Lo curioso es que la inusitada prohibición decretada por Trump es tan estruendosa como su falta de efectividad previsible, ya que al limitarse al espacio Schengen, deja fuera al "amigo británico" y convierte a Londres en una diáfana puerta falsa para entrar en EEUU. Con inocencia puede pensarse que la excepción es, en efecto, un signo amistoso hacia ese Reino Unido que acaba de salir de la Unión Europea. Con algo menos de candor debe entenderse que la puerta falsa, intencionalmente abierta, delata que la medida no es sino una traca destinada a ahogar otros ruidos.

Los ruidos podrían muy bien ser los siguientes. Con unos 330 millones de habitantes, Estados Unidos registraba anoche 1.573 casos detectados de coronavirus y 40 muertos. En España, con una población de 47 millones, a la misma hora, los casos detectados eran 3.126 y los muertos atribuidos al virus, 86. Resulta evidente que el maligno Covid-19 se está mostrando espléndidamente benigno al llegar al país de las barras y estrellas. O que los "numerosos casos" propagados por europeos son una legión que se desplaza a baja velocidad y en las sombras. O, tal vez sea que las cifras de EEUU no acaban de resultar del todo creíbles.

No se trata de lanzar acusaciones de ocultación, que las habrá aquí y allá en todo el planeta. El problema de la detección de casos de infectados es otro, y muy sencillo de entender.

Para encontrar positivos hay que hacer pruebas. En países donde prima la sanidad pública, como España, se hacen con cargo al erario público, aunque es evidente que se restringen a los casos con síntomas más graves para evitar una de las múltiples vías de colapso del sistema sanitario.

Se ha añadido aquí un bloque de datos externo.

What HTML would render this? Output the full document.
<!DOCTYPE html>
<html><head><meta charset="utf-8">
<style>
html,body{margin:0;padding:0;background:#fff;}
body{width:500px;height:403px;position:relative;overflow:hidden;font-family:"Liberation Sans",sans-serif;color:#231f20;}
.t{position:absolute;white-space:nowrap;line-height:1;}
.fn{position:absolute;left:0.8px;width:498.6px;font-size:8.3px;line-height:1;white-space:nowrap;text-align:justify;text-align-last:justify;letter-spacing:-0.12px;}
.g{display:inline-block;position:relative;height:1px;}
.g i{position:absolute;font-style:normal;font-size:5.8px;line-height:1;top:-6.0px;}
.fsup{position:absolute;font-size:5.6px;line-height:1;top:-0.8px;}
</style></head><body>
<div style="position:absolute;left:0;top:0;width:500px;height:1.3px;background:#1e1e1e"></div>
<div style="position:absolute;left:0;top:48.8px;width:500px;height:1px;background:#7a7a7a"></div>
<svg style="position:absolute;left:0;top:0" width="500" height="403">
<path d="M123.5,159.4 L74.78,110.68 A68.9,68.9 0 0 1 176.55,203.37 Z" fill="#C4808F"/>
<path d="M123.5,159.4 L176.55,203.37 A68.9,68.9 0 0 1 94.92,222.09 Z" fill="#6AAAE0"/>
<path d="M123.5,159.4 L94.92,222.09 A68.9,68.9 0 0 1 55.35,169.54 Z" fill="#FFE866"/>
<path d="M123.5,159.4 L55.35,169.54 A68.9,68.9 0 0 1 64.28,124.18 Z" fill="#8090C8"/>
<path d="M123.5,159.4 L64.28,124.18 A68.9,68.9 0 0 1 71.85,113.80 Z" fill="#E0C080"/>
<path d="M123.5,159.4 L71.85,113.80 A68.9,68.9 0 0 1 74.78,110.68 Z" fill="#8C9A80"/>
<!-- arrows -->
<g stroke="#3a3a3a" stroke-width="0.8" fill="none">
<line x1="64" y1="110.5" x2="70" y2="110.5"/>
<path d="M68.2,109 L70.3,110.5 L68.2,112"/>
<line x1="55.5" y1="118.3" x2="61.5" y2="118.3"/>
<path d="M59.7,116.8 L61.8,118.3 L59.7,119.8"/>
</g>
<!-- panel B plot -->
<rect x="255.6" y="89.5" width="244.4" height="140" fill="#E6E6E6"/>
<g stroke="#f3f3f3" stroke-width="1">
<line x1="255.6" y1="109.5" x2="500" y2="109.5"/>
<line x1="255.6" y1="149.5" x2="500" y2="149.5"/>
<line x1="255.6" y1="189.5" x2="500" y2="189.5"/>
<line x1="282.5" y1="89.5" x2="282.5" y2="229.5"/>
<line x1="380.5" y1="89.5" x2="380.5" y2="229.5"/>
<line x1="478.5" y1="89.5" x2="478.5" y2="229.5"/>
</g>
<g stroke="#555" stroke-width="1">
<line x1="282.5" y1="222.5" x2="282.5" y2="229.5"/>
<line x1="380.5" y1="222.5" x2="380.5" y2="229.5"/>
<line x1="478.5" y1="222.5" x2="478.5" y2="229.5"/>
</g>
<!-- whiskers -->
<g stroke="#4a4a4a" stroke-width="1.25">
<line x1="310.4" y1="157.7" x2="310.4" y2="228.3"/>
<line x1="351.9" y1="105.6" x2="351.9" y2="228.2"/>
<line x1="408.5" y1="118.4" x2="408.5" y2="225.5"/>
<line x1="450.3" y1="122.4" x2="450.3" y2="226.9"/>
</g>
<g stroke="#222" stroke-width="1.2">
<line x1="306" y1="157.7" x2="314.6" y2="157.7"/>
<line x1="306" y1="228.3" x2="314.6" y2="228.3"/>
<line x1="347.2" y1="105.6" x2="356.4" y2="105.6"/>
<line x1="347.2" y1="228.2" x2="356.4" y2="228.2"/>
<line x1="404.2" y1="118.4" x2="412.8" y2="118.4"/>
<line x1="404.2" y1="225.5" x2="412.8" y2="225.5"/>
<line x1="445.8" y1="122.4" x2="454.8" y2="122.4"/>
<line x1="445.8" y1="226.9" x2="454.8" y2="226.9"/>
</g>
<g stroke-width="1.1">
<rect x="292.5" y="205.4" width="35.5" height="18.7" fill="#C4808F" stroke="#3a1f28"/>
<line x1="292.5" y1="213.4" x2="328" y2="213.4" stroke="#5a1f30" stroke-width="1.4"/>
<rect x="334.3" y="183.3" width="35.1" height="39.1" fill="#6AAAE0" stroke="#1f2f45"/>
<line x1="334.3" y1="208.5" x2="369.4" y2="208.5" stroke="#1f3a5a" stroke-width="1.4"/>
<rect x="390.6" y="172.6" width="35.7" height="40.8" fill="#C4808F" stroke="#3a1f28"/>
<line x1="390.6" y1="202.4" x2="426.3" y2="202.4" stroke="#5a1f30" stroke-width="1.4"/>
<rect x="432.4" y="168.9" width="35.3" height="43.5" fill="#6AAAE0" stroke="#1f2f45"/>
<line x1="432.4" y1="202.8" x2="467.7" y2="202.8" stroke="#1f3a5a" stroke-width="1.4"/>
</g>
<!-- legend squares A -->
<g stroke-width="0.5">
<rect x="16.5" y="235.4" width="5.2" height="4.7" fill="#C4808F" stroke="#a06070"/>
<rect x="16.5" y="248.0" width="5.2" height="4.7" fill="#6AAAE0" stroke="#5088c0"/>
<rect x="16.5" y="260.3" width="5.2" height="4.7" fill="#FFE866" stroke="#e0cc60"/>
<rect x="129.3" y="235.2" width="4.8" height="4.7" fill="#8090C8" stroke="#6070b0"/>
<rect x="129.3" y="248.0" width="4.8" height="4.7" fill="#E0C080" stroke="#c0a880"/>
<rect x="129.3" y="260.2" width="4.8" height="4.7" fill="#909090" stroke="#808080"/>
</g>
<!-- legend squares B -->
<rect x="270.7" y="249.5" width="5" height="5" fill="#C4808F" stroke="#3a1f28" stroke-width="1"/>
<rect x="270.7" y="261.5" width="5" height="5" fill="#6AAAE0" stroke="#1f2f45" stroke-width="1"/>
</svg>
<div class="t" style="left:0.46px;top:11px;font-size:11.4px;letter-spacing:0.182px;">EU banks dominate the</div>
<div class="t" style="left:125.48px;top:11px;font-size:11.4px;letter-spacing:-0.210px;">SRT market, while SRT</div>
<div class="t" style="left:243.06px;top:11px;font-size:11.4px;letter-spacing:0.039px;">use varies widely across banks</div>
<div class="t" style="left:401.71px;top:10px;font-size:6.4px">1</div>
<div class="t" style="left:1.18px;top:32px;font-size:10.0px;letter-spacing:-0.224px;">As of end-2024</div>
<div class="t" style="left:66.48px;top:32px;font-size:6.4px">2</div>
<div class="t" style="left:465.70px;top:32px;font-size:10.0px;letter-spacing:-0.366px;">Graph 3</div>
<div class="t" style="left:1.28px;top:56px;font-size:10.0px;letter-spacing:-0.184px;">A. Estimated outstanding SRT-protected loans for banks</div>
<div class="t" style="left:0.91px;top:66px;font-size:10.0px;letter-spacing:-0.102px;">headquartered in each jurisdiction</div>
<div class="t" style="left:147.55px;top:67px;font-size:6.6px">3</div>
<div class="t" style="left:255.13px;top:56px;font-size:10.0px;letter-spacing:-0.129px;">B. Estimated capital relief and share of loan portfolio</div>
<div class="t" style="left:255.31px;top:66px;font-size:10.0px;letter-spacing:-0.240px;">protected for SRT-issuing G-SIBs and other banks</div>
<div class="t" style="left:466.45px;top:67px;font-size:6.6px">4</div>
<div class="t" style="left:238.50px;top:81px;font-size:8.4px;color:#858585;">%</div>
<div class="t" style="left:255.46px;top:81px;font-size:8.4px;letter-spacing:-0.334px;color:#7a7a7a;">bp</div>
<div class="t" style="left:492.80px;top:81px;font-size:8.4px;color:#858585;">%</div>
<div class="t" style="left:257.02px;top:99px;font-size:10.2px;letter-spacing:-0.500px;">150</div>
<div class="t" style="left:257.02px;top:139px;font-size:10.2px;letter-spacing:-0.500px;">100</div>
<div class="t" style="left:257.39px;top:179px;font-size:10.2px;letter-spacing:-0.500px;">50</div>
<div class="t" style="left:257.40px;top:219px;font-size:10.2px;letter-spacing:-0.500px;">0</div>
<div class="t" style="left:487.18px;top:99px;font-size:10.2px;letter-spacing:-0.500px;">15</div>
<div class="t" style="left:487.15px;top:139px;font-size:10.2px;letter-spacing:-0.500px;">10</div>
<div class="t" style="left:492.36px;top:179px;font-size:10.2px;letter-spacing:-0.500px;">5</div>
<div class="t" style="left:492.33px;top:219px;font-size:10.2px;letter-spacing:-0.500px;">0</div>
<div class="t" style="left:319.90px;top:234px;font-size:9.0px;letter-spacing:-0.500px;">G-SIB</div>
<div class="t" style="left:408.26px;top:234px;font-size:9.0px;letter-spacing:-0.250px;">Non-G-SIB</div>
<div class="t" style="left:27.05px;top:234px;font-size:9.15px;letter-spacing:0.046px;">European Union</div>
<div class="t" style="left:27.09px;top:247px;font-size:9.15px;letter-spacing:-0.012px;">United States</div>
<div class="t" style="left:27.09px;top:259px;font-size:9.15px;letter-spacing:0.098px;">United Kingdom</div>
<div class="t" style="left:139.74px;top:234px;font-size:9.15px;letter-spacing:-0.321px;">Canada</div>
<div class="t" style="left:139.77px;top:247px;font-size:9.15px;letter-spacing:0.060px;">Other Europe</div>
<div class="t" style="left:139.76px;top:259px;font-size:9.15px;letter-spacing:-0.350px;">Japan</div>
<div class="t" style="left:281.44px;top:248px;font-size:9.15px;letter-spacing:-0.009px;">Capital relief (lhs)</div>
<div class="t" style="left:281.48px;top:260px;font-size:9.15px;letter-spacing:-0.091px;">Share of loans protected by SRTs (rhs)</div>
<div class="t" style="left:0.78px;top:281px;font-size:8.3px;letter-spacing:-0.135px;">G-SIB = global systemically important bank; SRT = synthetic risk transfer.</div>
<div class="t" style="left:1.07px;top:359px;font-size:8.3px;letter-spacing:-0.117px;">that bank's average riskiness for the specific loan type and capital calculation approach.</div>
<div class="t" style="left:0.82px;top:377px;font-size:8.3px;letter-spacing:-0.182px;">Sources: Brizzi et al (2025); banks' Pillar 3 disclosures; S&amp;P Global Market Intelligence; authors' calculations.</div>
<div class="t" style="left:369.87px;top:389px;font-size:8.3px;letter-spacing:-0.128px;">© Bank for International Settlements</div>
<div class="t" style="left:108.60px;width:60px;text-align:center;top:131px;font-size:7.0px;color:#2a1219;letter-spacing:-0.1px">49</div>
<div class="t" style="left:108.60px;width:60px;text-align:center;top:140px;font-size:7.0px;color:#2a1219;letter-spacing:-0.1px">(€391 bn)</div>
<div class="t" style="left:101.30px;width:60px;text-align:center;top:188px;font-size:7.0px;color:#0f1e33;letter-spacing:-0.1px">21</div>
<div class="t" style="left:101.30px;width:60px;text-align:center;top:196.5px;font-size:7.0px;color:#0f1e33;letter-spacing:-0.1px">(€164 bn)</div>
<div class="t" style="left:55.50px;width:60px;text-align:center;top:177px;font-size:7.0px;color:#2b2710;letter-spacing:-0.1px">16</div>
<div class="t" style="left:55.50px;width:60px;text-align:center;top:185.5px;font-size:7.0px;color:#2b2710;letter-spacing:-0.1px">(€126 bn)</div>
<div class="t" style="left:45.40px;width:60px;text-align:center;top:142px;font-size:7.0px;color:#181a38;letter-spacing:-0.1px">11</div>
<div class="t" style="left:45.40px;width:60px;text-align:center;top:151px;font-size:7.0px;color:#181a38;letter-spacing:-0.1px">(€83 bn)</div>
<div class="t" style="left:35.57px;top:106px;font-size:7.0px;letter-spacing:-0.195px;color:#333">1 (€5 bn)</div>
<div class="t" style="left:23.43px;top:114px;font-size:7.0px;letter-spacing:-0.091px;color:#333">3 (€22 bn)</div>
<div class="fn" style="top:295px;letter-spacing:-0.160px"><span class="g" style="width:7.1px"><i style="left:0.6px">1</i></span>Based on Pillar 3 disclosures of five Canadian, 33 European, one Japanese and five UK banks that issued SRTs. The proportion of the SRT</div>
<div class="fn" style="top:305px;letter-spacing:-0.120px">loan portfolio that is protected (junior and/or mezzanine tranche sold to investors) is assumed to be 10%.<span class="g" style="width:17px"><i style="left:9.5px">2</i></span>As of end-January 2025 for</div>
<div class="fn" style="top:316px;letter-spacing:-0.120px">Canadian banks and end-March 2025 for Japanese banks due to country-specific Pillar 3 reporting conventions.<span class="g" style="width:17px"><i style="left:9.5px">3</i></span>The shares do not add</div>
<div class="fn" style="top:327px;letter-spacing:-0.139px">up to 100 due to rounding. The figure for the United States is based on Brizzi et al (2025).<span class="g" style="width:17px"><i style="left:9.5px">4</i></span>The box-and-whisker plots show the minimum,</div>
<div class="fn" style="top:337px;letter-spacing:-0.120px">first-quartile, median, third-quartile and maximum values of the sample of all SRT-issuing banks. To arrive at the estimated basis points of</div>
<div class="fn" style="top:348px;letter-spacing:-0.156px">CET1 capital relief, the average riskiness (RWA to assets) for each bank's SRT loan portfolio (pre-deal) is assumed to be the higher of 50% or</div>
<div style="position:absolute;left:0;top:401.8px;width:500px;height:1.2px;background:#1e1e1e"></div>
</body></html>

De hecho, solamente hay noticia de un país que haya hecho una campaña pública de detección a gran escala: Corea del Sur, con más de 200.000 pruebas. De ahí que, con una población de 51 millones de habitantes, presentase anoche 7.869 casos detectados, con 67 muertos. Gracias a la amplitud de la muestra acometida, el contraste entre casos detectados y enfermos fallecidos, o sea la letalidad del virus, arroja en Corea del Sur un porcentaje mucho más bajo que en la mayoría de los países (0,85%), lo que en realidad es una muy buena noticia.

El problema de las cifras de EEUU es otro y deriva de la primacía de la sanidad privada en ese país. No se hacen apenas pruebas „cuyo coste unitario es de unos mil dólares„ porque, además de no haber sanidad pública que las practique, millones de estadounidenses no las pedirán nunca, al carecer de seguro médico o tener suscrita una póliza que no las cubre.

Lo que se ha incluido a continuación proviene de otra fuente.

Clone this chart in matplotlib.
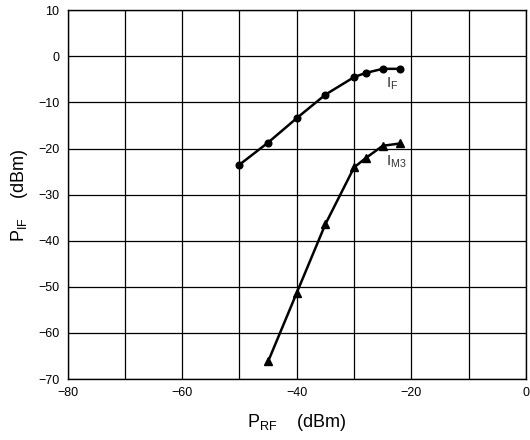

Se calcula que en Estados Unidos hay unos treinta millones de habitantes sin seguro médico y otros cuarenta millones de titulares de pólizas a las que solo pueden recurrir en situaciones de extrema urgencia, dado que implican copagos y franquicias imposibles de abordar. Descarten que se hagan la prueba del coronavirus.

Para agravar el problema, los estadounidenses tienen la curiosa costumbre de acudir a trabajar aunque estén enfermos. Se calcula que en el último año es algo que ha hecho uno de cada dos. ¿Por qué? Sencillamente porque no hay ninguna ley federal que obligue a las empresas a cubrir las bajas médicas. Solo algunos estados del norte del país tienen una legislación sobre bajas e incluso hay estados, como Florida, que han legislado en sentido contrario. En otras palabras, casi una tercera parte de los trabajadores estadounidenses vive en el dilema: o van a trabajar con la enfermedad a cuestas o no cobran.

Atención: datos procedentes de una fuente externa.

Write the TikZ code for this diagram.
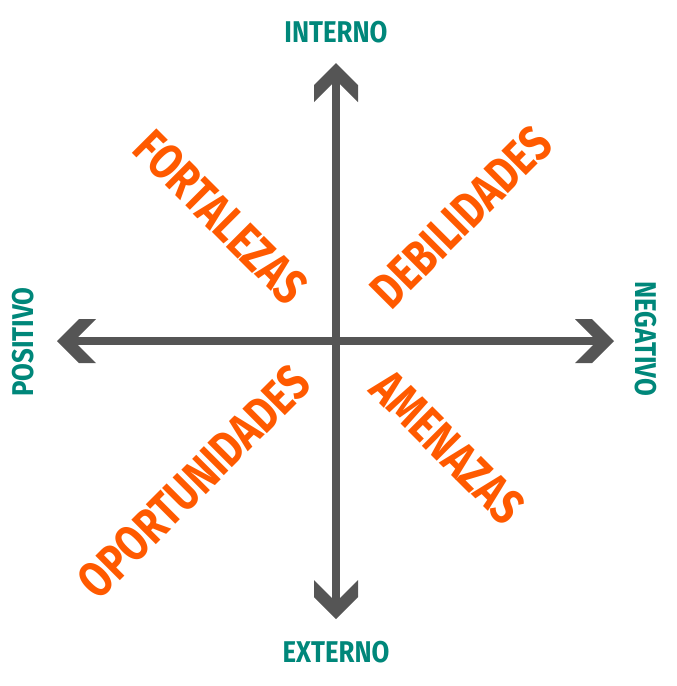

Respecto al número de muertos, solo 40, resulta fácil comprender que, con más de 600.000 personas sin hogar y con alrededor de once millones de personas que carecen de papeles, es imposible que se llegue a determinar cuál ha sido el desencadenante de muchos fallecimientos de las últimas semanas. Un entierro será lo más a lo que habrán podido aspirar los deudos, en caso de que los tengan. Esta es la bomba de relojería que Trump tiene ahora mismo bajo los pies. Una bomba que explica la desmesura de la ruidosa prohibición de entrada al país a partir de la próxima madrugada.